(Rows from a dataset of charts and code)

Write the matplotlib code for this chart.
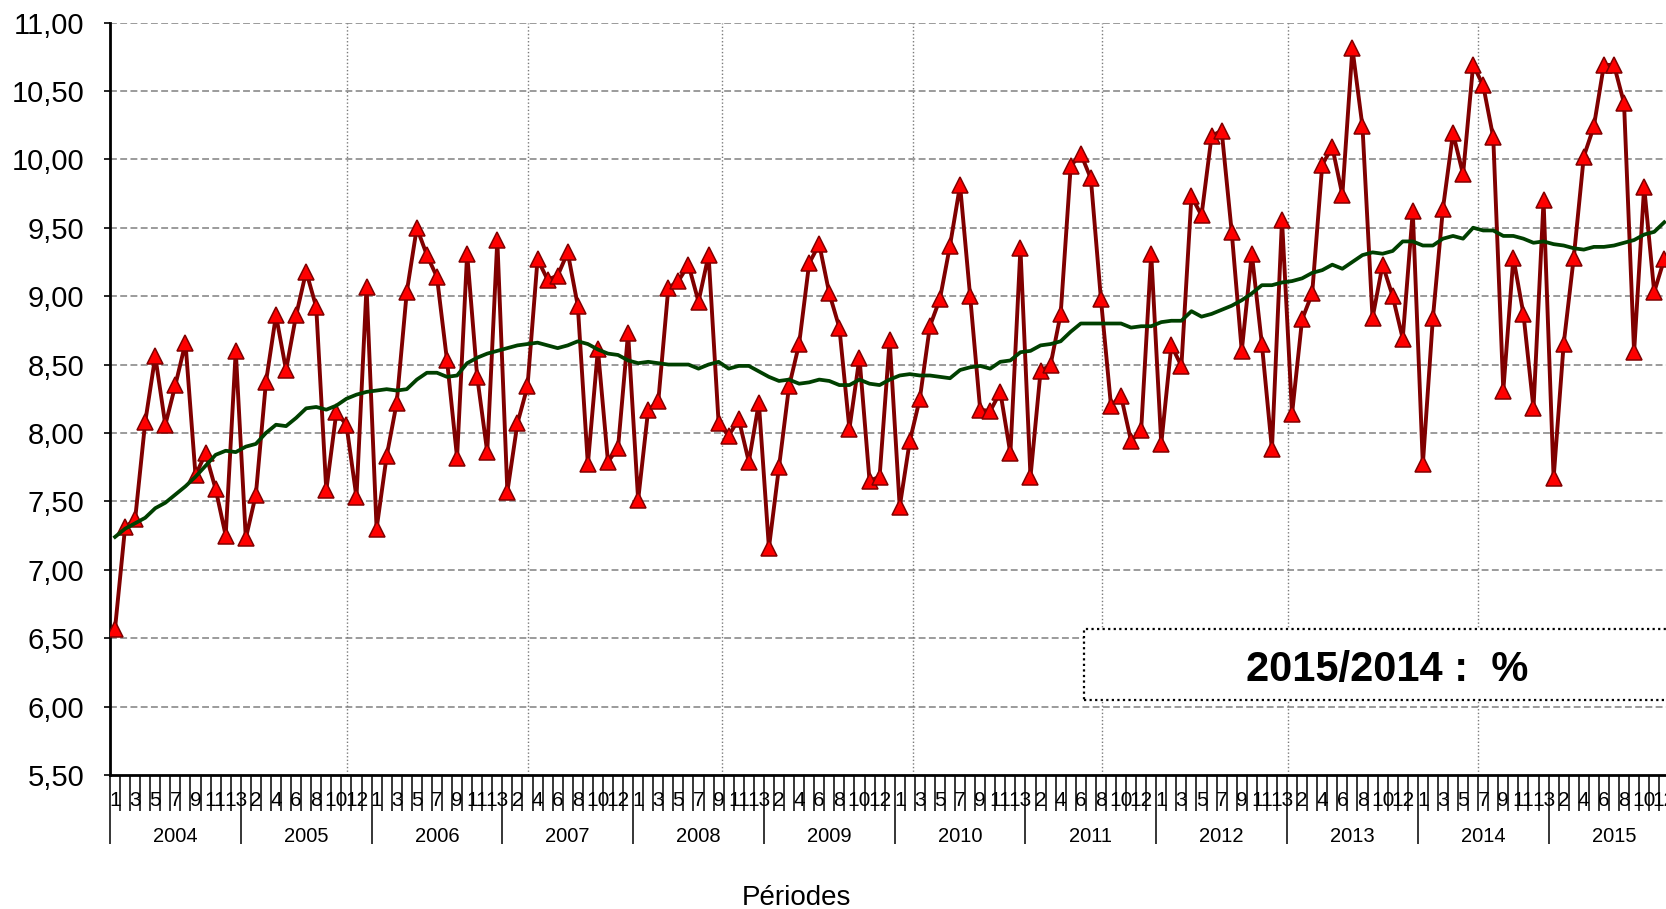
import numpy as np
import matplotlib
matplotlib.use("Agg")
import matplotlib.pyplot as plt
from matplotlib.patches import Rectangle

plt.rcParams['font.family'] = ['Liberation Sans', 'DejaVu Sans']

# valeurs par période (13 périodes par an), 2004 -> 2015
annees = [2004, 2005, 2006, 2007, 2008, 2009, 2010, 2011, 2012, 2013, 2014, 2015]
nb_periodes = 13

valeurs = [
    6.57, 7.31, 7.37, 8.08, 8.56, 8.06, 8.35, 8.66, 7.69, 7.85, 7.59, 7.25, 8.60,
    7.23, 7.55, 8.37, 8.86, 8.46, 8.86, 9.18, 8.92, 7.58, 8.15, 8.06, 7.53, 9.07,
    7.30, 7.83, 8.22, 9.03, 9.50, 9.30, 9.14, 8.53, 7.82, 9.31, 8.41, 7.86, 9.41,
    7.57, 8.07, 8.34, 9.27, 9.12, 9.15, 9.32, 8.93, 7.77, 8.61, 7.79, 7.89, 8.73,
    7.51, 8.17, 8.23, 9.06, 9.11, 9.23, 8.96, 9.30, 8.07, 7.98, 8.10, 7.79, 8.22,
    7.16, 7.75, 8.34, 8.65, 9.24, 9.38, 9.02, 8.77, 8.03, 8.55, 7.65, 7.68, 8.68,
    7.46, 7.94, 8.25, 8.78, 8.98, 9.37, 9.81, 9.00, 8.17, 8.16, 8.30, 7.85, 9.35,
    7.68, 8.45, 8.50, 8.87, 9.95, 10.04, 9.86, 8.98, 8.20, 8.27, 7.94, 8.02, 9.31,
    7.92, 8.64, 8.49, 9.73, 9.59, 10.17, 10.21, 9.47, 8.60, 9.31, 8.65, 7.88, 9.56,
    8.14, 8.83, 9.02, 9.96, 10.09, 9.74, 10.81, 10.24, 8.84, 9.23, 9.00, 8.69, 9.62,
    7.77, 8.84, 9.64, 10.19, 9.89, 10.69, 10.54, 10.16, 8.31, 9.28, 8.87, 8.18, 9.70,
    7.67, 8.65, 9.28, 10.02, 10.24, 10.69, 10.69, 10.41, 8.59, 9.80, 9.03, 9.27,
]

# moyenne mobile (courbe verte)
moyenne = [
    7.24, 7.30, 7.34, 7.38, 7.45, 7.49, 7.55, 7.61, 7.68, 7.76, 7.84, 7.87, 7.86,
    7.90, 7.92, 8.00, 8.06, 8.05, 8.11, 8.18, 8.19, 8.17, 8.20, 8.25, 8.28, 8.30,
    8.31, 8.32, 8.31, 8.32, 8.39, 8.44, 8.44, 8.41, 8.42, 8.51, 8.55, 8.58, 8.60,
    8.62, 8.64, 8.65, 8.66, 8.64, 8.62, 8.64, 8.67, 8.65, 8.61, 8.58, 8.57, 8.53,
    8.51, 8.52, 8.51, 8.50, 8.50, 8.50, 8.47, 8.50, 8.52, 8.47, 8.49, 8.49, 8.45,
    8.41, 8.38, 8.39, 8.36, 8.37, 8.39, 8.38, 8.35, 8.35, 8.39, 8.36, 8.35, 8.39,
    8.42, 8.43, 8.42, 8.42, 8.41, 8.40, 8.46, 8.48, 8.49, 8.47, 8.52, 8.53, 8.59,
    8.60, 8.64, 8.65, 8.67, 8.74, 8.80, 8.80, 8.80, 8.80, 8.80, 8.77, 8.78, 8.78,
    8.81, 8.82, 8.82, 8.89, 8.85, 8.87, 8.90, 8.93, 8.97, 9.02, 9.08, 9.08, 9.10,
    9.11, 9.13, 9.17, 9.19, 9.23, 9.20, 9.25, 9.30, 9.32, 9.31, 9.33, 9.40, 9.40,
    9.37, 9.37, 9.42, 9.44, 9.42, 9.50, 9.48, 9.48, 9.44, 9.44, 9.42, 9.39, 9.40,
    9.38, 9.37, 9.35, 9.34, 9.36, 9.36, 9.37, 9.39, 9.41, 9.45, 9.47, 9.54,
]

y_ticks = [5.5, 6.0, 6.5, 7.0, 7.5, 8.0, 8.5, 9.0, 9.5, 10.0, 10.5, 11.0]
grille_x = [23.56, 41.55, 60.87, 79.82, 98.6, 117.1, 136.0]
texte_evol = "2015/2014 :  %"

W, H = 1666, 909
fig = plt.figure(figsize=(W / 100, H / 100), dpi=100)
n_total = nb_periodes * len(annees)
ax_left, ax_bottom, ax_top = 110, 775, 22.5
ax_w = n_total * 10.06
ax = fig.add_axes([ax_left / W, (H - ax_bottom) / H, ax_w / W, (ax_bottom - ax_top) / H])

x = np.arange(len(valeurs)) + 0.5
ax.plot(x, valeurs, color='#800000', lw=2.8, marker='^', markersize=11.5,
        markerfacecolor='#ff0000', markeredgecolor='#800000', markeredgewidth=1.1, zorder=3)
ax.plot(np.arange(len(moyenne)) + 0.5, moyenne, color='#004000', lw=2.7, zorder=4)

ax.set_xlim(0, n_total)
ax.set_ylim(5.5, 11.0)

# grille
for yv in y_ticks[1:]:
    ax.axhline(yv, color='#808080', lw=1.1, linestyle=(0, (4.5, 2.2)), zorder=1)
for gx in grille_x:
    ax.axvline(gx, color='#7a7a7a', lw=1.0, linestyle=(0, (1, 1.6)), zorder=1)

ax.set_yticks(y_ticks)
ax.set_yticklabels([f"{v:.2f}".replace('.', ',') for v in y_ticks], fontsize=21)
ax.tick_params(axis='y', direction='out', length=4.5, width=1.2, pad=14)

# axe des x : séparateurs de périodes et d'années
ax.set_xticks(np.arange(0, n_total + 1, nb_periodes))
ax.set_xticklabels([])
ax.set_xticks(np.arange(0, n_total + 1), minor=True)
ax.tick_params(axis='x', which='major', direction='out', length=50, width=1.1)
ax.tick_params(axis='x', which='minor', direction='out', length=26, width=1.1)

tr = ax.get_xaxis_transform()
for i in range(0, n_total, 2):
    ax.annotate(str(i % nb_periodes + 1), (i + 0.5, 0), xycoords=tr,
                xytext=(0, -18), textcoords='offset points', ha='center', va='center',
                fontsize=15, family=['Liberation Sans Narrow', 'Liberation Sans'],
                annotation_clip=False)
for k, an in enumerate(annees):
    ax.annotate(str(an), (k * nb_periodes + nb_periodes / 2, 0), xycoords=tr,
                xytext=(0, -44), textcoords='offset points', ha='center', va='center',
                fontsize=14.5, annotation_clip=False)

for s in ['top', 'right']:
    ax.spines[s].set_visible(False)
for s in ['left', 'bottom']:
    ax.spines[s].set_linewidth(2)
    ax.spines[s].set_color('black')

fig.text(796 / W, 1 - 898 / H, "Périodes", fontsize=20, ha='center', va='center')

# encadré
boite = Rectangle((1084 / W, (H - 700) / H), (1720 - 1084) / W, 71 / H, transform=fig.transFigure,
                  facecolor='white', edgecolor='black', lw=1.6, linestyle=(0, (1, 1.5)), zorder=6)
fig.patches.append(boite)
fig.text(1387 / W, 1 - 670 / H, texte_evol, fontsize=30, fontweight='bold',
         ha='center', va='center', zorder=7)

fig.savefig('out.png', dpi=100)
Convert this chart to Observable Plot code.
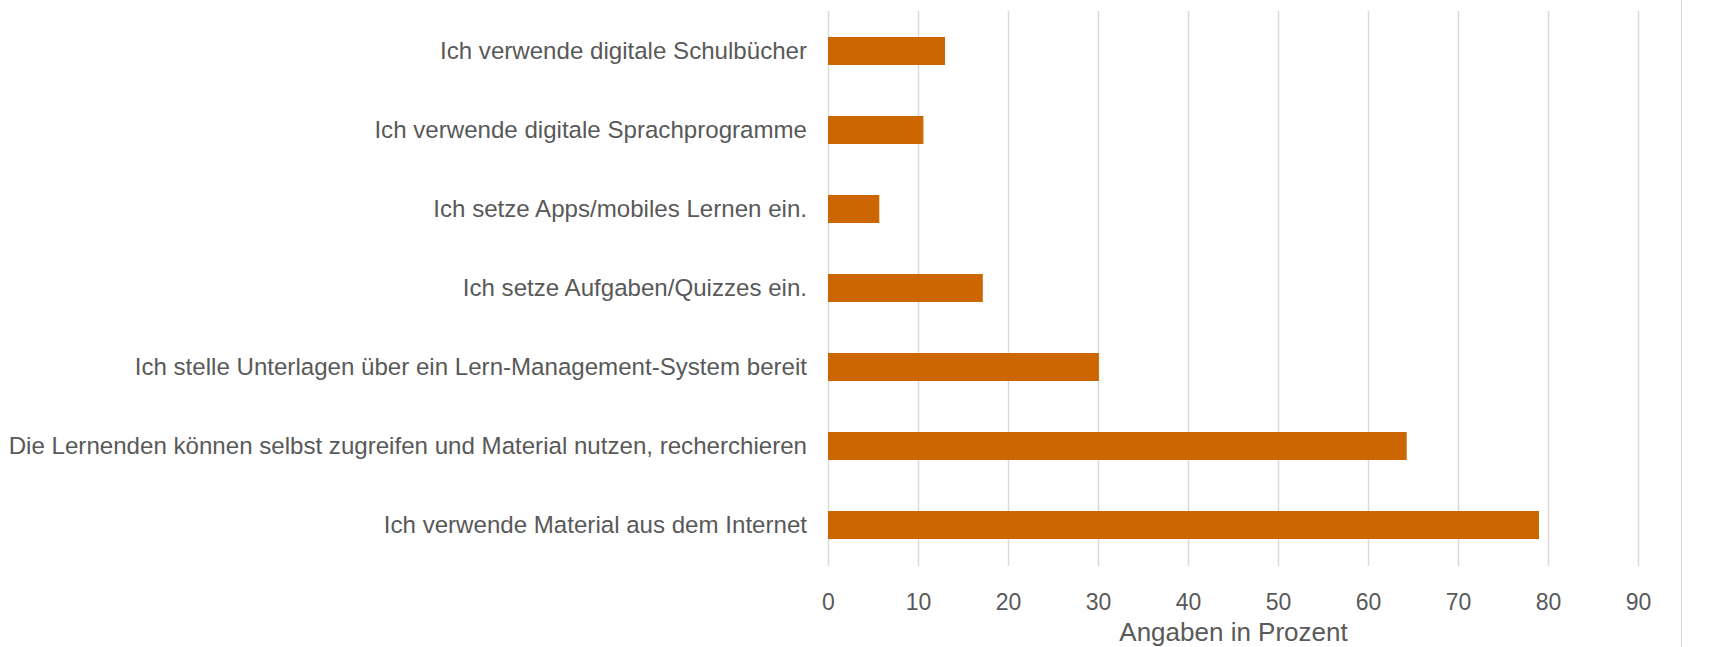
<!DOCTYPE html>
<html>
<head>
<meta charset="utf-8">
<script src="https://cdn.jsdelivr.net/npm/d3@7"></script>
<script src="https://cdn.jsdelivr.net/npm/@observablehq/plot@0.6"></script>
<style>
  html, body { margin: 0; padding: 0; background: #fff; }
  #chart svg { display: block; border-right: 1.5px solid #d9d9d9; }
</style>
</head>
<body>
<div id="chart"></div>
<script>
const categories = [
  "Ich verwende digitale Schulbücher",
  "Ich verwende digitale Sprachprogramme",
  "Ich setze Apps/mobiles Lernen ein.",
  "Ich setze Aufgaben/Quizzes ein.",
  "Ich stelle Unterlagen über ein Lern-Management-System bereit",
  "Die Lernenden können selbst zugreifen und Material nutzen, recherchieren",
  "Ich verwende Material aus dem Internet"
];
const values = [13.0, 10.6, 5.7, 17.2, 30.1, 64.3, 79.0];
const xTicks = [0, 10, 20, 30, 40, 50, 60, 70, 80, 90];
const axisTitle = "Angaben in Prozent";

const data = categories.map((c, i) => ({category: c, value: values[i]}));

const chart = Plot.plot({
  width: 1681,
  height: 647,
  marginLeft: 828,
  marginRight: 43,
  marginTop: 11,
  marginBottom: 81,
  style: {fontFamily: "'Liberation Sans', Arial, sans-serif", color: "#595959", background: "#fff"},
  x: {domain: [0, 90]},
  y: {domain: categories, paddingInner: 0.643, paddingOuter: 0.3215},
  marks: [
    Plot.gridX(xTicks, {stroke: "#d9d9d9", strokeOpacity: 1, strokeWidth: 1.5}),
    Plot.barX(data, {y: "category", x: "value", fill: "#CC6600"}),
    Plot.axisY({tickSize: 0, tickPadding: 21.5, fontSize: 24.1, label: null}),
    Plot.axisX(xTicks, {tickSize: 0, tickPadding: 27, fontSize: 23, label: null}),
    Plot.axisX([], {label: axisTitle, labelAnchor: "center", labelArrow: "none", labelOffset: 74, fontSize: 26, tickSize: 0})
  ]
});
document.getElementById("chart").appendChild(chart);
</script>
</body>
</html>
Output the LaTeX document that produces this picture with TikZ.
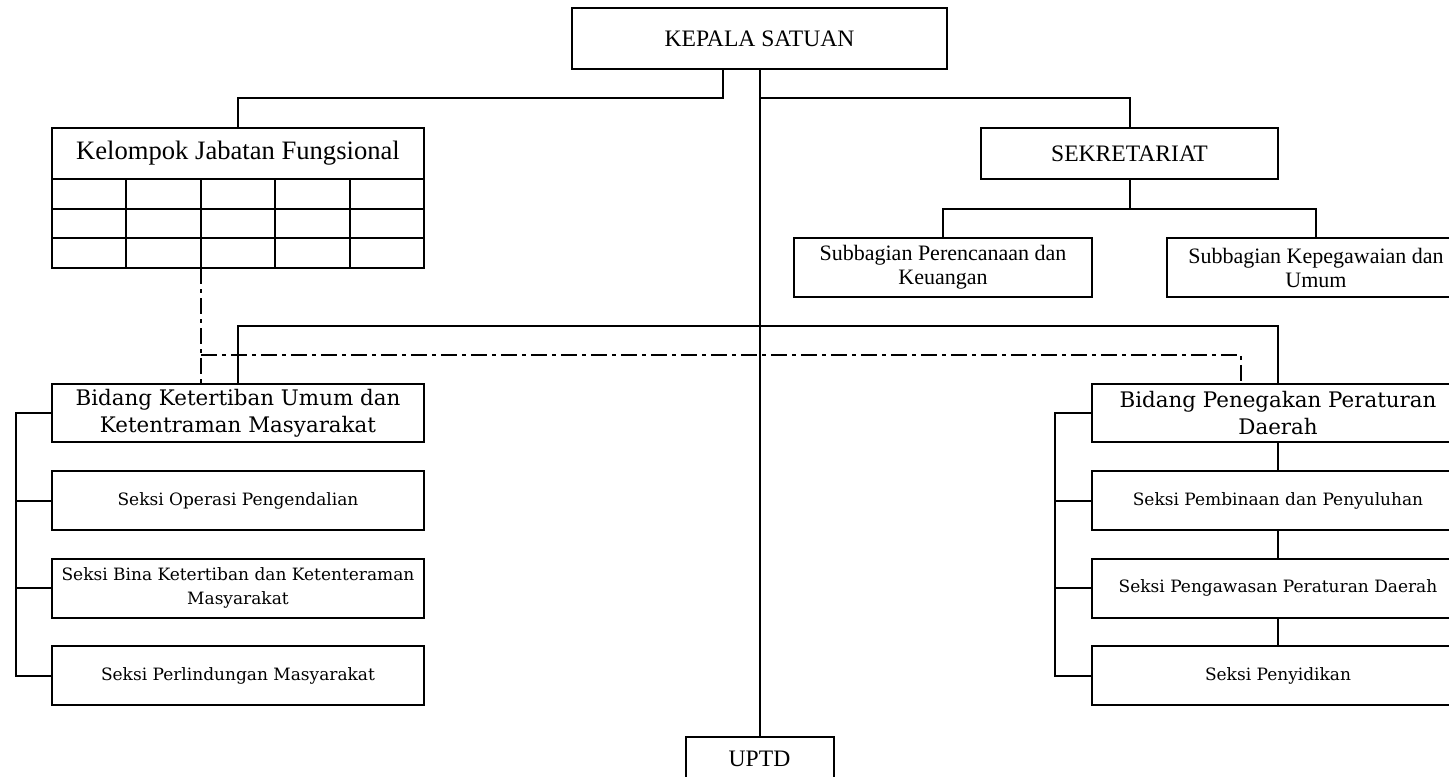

--- PROBLEM ---
Without the pictures, please reproduce each line of the listing above exactly, from the first one through the line bearing "nb_periodes = 13".

--- THE OUTPUT ---
Write the matplotlib code for this chart.
import numpy as np
import matplotlib
matplotlib.use("Agg")
import matplotlib.pyplot as plt
from matplotlib.patches import Rectangle

plt.rcParams['font.family'] = ['Liberation Sans', 'DejaVu Sans']

# valeurs par période (13 périodes par an), 2004 -> 2015
annees = [2004, 2005, 2006, 2007, 2008, 2009, 2010, 2011, 2012, 2013, 2014, 2015]
nb_periodes = 13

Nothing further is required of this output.